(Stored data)
########################################
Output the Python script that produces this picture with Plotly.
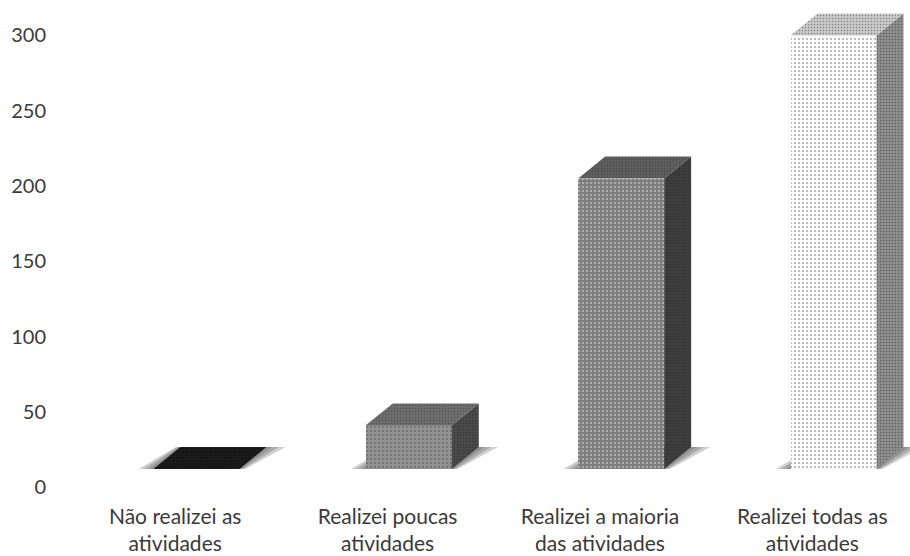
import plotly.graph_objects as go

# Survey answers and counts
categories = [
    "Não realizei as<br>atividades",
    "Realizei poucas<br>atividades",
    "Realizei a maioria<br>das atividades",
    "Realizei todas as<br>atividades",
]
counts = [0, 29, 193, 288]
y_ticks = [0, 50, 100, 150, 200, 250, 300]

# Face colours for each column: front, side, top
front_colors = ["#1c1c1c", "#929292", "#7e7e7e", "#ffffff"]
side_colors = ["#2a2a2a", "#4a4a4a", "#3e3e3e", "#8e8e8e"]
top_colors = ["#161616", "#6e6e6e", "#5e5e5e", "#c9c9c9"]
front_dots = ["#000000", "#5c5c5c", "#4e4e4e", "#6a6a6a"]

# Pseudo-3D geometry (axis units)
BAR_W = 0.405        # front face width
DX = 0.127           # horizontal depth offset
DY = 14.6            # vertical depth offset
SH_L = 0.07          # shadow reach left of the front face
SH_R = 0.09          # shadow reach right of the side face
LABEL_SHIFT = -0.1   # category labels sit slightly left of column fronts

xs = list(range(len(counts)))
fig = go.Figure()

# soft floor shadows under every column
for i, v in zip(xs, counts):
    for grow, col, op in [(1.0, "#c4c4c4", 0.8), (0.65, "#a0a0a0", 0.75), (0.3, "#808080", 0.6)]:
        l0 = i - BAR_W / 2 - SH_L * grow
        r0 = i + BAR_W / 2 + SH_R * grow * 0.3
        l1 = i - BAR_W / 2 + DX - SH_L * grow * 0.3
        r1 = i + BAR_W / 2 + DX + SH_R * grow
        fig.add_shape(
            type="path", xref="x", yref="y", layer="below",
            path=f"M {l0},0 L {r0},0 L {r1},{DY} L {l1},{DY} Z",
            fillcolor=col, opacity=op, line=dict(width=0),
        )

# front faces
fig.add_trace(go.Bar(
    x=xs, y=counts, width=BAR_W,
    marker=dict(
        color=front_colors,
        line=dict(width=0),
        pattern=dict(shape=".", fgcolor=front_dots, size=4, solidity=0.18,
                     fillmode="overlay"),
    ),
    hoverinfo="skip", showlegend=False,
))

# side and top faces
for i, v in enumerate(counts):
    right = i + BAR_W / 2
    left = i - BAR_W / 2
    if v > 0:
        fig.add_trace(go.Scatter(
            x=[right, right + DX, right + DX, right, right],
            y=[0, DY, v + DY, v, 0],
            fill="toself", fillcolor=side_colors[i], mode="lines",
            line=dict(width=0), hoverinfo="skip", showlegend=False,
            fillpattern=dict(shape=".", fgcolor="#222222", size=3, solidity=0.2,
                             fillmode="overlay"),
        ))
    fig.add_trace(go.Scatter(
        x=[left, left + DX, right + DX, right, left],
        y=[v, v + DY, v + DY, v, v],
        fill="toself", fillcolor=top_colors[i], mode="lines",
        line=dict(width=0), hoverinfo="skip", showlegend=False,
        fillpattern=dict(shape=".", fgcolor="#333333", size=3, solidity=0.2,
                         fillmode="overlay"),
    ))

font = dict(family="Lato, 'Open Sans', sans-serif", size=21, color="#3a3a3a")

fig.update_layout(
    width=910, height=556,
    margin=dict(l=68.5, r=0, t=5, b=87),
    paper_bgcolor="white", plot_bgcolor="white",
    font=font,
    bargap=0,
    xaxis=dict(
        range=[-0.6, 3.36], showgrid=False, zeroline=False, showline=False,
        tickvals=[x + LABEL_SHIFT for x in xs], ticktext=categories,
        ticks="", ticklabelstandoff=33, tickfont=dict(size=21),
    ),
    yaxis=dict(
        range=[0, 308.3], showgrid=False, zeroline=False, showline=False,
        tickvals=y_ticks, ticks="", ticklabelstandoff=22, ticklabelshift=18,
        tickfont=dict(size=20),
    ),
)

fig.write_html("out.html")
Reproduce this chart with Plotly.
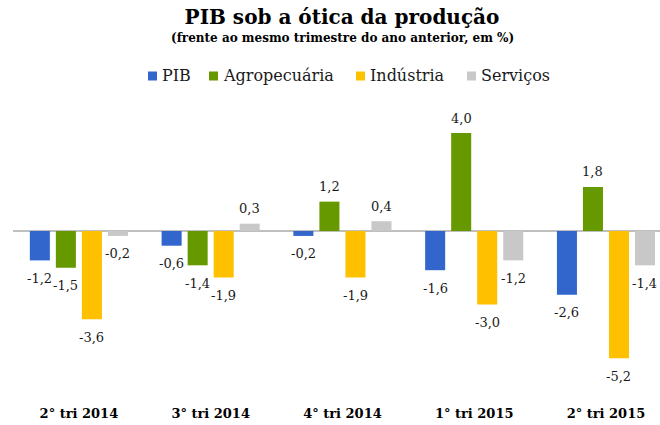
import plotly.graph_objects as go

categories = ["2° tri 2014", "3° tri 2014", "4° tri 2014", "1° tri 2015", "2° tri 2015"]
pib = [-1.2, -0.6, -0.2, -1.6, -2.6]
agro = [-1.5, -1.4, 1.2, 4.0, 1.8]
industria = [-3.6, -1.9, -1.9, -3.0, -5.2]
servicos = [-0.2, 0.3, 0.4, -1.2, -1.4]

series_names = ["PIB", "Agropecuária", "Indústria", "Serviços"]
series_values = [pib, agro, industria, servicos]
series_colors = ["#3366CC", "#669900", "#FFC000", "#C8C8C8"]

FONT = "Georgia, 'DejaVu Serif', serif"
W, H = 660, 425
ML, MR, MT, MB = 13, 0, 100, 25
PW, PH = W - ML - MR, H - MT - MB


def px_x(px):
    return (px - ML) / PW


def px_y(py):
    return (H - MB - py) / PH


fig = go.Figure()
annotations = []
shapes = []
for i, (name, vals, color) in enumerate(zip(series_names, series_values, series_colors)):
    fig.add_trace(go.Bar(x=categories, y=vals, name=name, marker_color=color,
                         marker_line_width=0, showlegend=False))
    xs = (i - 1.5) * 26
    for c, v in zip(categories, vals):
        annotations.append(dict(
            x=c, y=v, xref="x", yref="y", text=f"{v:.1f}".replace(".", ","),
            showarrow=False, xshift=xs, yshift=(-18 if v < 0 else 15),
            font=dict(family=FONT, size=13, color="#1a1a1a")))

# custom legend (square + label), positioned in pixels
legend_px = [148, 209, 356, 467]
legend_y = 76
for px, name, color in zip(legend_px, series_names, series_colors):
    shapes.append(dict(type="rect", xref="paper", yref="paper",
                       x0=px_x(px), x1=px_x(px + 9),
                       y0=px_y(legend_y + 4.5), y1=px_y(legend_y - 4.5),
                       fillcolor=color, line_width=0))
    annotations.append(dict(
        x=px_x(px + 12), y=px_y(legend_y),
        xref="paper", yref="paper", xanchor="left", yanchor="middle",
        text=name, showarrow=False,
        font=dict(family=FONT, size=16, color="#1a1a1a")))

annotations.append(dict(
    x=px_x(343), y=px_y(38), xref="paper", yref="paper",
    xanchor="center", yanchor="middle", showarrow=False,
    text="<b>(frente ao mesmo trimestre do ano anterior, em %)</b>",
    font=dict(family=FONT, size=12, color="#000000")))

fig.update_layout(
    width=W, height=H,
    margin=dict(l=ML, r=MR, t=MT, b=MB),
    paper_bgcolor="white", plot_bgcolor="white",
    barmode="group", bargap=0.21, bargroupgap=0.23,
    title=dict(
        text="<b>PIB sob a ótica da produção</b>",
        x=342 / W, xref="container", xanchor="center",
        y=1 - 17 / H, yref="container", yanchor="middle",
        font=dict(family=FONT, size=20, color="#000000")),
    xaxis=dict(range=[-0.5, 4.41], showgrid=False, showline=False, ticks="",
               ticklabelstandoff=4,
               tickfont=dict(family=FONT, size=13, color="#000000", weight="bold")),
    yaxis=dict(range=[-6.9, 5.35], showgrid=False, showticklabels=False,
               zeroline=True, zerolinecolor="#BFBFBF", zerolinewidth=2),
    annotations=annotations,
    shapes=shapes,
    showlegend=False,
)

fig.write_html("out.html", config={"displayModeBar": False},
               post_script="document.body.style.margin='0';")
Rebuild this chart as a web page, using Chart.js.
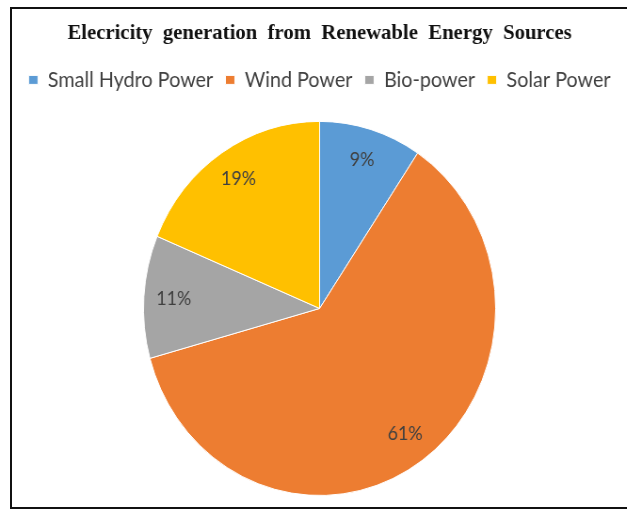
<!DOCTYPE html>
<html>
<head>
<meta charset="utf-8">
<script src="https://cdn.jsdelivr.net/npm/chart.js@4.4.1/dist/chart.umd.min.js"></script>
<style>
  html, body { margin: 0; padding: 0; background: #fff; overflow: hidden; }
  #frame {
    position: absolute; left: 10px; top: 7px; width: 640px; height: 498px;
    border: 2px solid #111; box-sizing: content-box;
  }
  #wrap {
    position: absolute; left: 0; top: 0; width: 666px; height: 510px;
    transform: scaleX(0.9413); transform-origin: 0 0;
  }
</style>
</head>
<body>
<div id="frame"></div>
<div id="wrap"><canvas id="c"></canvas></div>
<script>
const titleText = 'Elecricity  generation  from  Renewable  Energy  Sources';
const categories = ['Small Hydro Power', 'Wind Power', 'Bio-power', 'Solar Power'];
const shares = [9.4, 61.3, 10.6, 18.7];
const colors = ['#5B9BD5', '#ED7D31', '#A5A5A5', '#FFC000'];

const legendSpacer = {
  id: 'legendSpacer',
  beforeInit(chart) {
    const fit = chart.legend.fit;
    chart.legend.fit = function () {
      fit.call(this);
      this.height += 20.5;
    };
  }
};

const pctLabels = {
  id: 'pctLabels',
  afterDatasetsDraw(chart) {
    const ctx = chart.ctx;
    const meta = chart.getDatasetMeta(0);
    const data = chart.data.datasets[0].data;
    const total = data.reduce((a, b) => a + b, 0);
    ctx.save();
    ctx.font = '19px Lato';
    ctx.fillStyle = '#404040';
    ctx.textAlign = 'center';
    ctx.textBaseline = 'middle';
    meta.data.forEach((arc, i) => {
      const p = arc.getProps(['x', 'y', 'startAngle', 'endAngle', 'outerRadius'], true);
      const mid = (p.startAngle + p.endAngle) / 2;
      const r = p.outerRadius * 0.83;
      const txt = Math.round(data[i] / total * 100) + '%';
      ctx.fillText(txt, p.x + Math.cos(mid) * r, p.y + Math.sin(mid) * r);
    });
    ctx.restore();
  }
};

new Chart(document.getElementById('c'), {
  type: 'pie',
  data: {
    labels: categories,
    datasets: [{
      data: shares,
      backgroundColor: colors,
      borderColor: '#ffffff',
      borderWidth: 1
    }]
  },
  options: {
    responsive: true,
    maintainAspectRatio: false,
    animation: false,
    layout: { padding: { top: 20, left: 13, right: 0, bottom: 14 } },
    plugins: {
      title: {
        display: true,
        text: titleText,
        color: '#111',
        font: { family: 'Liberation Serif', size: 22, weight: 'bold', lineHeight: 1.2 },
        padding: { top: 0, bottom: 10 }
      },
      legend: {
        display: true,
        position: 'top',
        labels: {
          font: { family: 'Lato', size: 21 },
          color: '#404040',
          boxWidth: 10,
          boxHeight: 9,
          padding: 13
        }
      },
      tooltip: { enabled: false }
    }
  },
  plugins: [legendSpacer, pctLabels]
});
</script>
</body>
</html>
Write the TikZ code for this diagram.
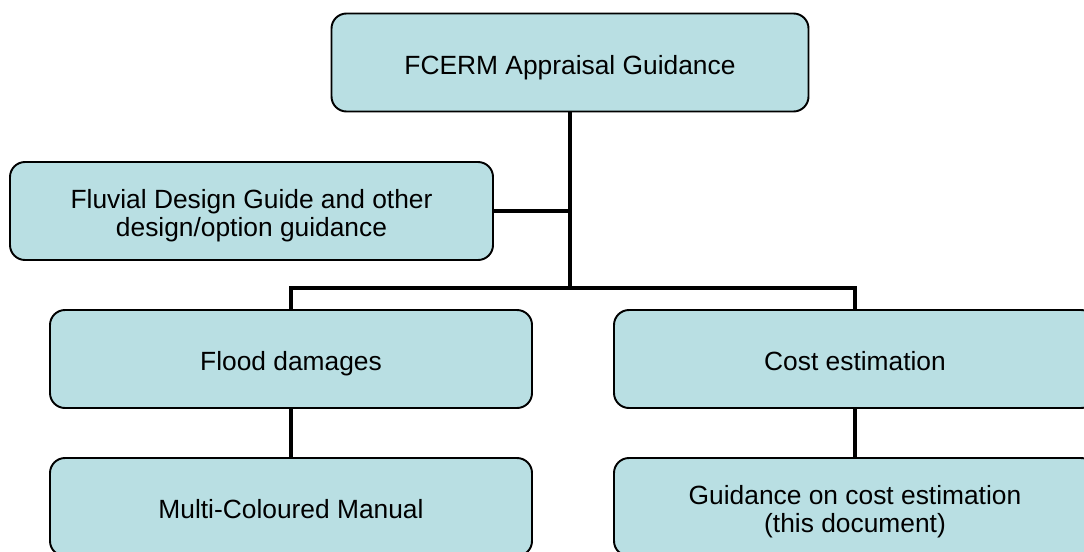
########################################
REQUIREMENTS. Working from the entries above, reproduce exactly and only the lines beginning with the line that has "Reproduce this chart with Plotly." and ending with the line that has "return (H - MB - py) / PH"; omit all pictures.

COMPLETED EXERCISE.
Reproduce this chart with Plotly.
import plotly.graph_objects as go

categories = ["2° tri 2014", "3° tri 2014", "4° tri 2014", "1° tri 2015", "2° tri 2015"]
pib = [-1.2, -0.6, -0.2, -1.6, -2.6]
agro = [-1.5, -1.4, 1.2, 4.0, 1.8]
industria = [-3.6, -1.9, -1.9, -3.0, -5.2]
servicos = [-0.2, 0.3, 0.4, -1.2, -1.4]

series_names = ["PIB", "Agropecuária", "Indústria", "Serviços"]
series_values = [pib, agro, industria, servicos]
series_colors = ["#3366CC", "#669900", "#FFC000", "#C8C8C8"]

FONT = "Georgia, 'DejaVu Serif', serif"
W, H = 660, 425
ML, MR, MT, MB = 13, 0, 100, 25
PW, PH = W - ML - MR, H - MT - MB


def px_x(px):
    return (px - ML) / PW


def px_y(py):
    return (H - MB - py) / PH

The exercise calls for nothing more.